— Как это все нелепо, однако, как бессмысленно! Сколько же, в конце концов, можно, сколько!
Рука Марии невольно потянулась к нему и податливые, цвета спелого ячменя волосы его вязко потекли сквозь ее пальцы. Она бережно гладила их, чувствуя, как под ее рукой умиротворенно затихает его яростное смятение. Зной за окном усиливался, жизнь уходила в глубь, в тень, в полусонную дрему лесополосы, оставляя Марию наедине с ее жалостью и вдруг возникшим опять зовом одинокой трубы.
Когда наутро после пьянки с грузинами я заглядываю к себе в купе, то застаю там лишь волосатого еврея, которому вчера, сколько помнится мне сквозь хмельной туман, сам предложил сюда перебраться. Старательно заполняя вырванный из общей тетрадки листок крупным ученическим почерком, еврей даже не поворачивает в мою сторону головы. На мой вопрос о Марии он беззаботно пожимает плечами:
— Утром, во всяком случае ее уже не было.
— А ночью?
— Я очень крепко сплю. — В задумчивой невозмутимости его выпуклых глаз явственно прочитывается соболезнующая усмешка. — Я даже не вижу снов.
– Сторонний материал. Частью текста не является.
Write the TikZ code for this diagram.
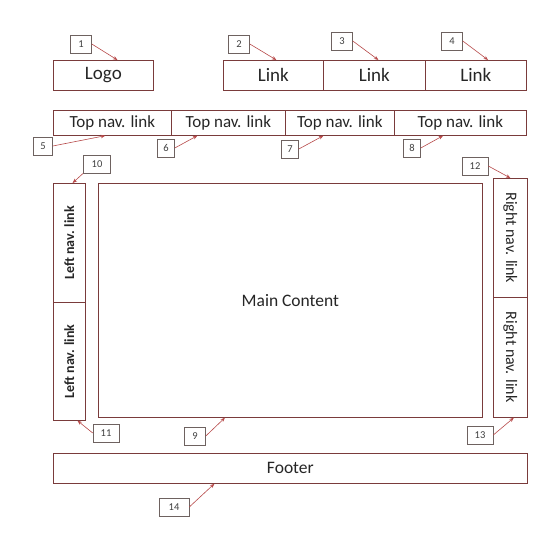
\documentclass[tikz,border=0pt]{standalone}
\usepackage{fontspec}
\setmainfont{Carlito}
\usetikzlibrary{arrows.meta,calc}
\definecolor{boxcol}{HTML}{7A3B3B}
\definecolor{arrcol}{HTML}{B84A4A}
\definecolor{tagcol}{HTML}{6E6260}
\tikzset{
  box/.style={draw=boxcol, line width=0.7pt, anchor=north west, inner sep=0pt, text=black!85},
  tag/.style={draw=tagcol, line width=0.6pt, minimum width=21pt, minimum height=18pt, inner sep=0pt, font=\fontsize{10.5}{11}\selectfont, text=black!75},
  arr/.style={draw=arrcol, line width=0.6pt, -{Stealth[length=4.5pt,width=3.5pt]}},
  hfont/.style={font=\fontsize{19}{21}\selectfont},
  nfont/.style={font=\fontsize{17}{19}\selectfont},
}
\begin{document}
\begin{tikzpicture}[x=1pt,y=-1pt]
\useasboundingbox[fill=white] (0,0) rectangle (560,537);
% header
\node[box, hfont, minimum width=100pt, minimum height=30pt] (logo) at (53,60) {Logo};
\node[box, hfont, minimum width=100pt, minimum height=30pt] (lk1) at (223,60) {Link};
\node[box, hfont, minimum width=102pt, minimum height=30pt] (lk2) at (323,60) {Link};
\node[box, hfont, minimum width=101pt, minimum height=30pt] (lk3) at (425,60) {Link};
% top nav
\node[box, nfont, minimum width=118pt, minimum height=25pt] (nv1) at (53,110) {Top nav. link};
\node[box, nfont, minimum width=114pt, minimum height=25pt] (nv2) at (171,110) {Top nav. link};
\node[box, nfont, minimum width=109pt, minimum height=25pt] (nv3) at (285,110) {Top nav. link};
\node[box, nfont, minimum width=132pt, minimum height=25pt] (nv4) at (394,110) {Top nav. link};
% left nav
\node[box, minimum width=32pt, minimum height=119pt] (ln1) at (53,183) {};
\node[box, minimum width=32pt, minimum height=118pt] (ln2) at (53,302) {};
\node[rotate=90, font=\bfseries\fontsize{14}{16}\selectfont, text=black!85] (ln1t) at (ln1.center) {Left nav. link};
\node[rotate=90, font=\bfseries\fontsize{14}{16}\selectfont, text=black!85] (ln2t) at (ln2.center) {Left nav. link};
% main
\node[box, minimum width=384pt, minimum height=234pt, font=\fontsize{17.5}{20}\selectfont] (main) at (98,183) {Main Content};
% right nav
\node[box, minimum width=34pt, minimum height=119pt] (rn1) at (493,178) {};
\node[box, minimum width=34pt, minimum height=120pt] (rn2) at (493,297) {};
\node[rotate=-90, font=\fontsize{16}{18}\selectfont, text=black!85] (rn1t) at (rn1.center) {Right nav. link};
\node[rotate=-90, font=\fontsize{16}{18}\selectfont, text=black!85] (rn2t) at (rn2.center) {Right nav. link};
% footer
\node[box, minimum width=474pt, minimum height=30pt, font=\fontsize{17.5}{20}\selectfont] (foot) at (53,453) {Footer};
% tags
\node[tag] (t1) at (81,44) {1};
\node[tag] (t2) at (239,44) {2};
\node[tag] (t3) at (342,41) {3};
\node[tag] (t4) at (452,41) {4};
\node[tag, minimum width=19pt] (t5) at (43,146) {5};
\node[tag, minimum width=17pt] (t6) at (166,148) {6};
\node[tag, minimum width=17pt] (t7) at (290,149) {7};
\node[tag, minimum width=17pt] (t8) at (412,148) {8};
\node[tag] (t9) at (195,436) {9};
\node[tag, minimum width=27pt] (t10) at (97,164) {10};
\node[tag, minimum width=26pt] (t11) at (106,433) {11};
\node[tag, minimum width=26pt] (t12) at (475,166) {12};
\node[tag, minimum width=26pt] (t13) at (480,435) {13};
\node[tag, minimum width=30pt] (t14) at (174,507) {14};
% arrows
\draw[arr] (t1.east) -- ($(logo.north west)!0.64!(logo.north east)$);
\draw[arr] (t2.east) -- ($(lk1.north west)!0.53!(lk1.north east)$);
\draw[arr] (t3.east) -- ($(lk2.north west)!0.54!(lk2.north east)$);
\draw[arr] (t4.east) -- ($(lk3.north west)!0.62!(lk3.north east)$);
\draw[arr] (t5.east) -- ($(nv1.south west)!0.44!(nv1.south east)$);
\draw[arr] (t6.east) -- ($(nv2.south west)!0.23!(nv2.south east)$);
\draw[arr] (t7.east) -- ($(nv3.south west)!0.35!(nv3.south east)$);
\draw[arr] (t8.east) -- ($(nv4.south west)!0.37!(nv4.south east)$);
\draw[arr] (t9.east) -- ($(main.south west)!0.33!(main.south east)$);
\draw[arr] (t10.south west) -- ($(ln1.north west)!0.6!(ln1.north east)$);
\draw[arr] (t11.west) -- ($(ln2.south west)!0.75!(ln2.south east)$);
\draw[arr] (t12.east) -- ($(rn1.north west)!0.5!(rn1.north east)$);
\draw[arr] (t13.east) -- ($(rn2.south west)!0.6!(rn2.south east)$);
\draw[arr] (t14.east) -- ($(foot.south west)!0.34!(foot.south east)$);
\end{tikzpicture}
\end{document}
Во мне глухо, но болезненно закипает досада, к которой тут же примешивается ревнивое подозрение: «Где ее только носит, дождаться не могла!» Чувство это для меня внове, я даже не предполагал, что еще способен на это. Нас с Марией уже мало что связывает. Я не испытываю к ней ничего, сколько-нибудь похожего на влюбленность и, думаю, она платит мне тем же. Мы смертельно надоели друг другу. Если она порою, нет-нет, да и заявляет еще свои права, то скорее в силу привычки, чем от избытка чувствительности. К тому же, мне вообще не свойственно собственничество по отношению к женщине. Я считаю их коллективным достоянием. Что за блажь, право, думать, что какое-либо живое существо, тем более женщина, должна целиком принадлежать тебе одному! У меня на этот счет давно нет иллюзий. Я никогда не добиваюсь взаимности, беру только то, что дается мне без труда и усилий с моей стороны. Поэтому скорые разлуки никогда не огорчают меня. Мне кажется, я и любил по-настоящему всего один раз в жизни, да и то еще в третьем классе. Преподавательницу пения — Нину Яковлевну, дебелую блондинку лет тридцати с царственно уверенной шеей. Шея эта меня почему-то особенно воодушевляла. Уроков пения я ожидал, словно свидания, с тем жгучим удушьем в горле, какое знакомо, наверное, всем влюбленным, смотрел на нее, как в чаду, и долго еще потом не мог опомниться, вспоминая ореол ее волос вокруг матового, чуть тронутого увяданием лица. Помнится, я буквально испражнялся тогда стихами, в которых сравнивал свой предмет со сказочной феей, птицей-феникс и Зоей Космодемьянской. Почему именно с ней, — одному Богу известно. Пыл мой угас в тот день, когда, сквозь розовый туман восхищения, я разглядел однажды ее живот. Живот победно рвался у нее из-под платья, пучился наподобие опары, вызывающе расползаясь во все стороны. Живот этот заслонил передо мною мир, в котором еще светило солнце и пели птицы. Выгорая изнутри лютой яростью, я возненавидел все в ней: ее лицо, ее волосы, ее пение и походку. Не раз мысленно я впивался пальцами в ее величавую шею и заочно убивал виновника моей драмы изо всех видов оружия. Не в состоянии вынести снедавшей меня муки, я правдами и неправдами уговорил бабку Варю перевести меня в другую школу. С тех пор увлечения мои не заходят дальше первой размолвки. Оттого теперешнее мое состояние кажется мне чем-то для меня противоестественным. «Стареешь, Боря, — натужно пытаюсь я съязвить по своему адресу, — на покой, в семейный уют потянуло».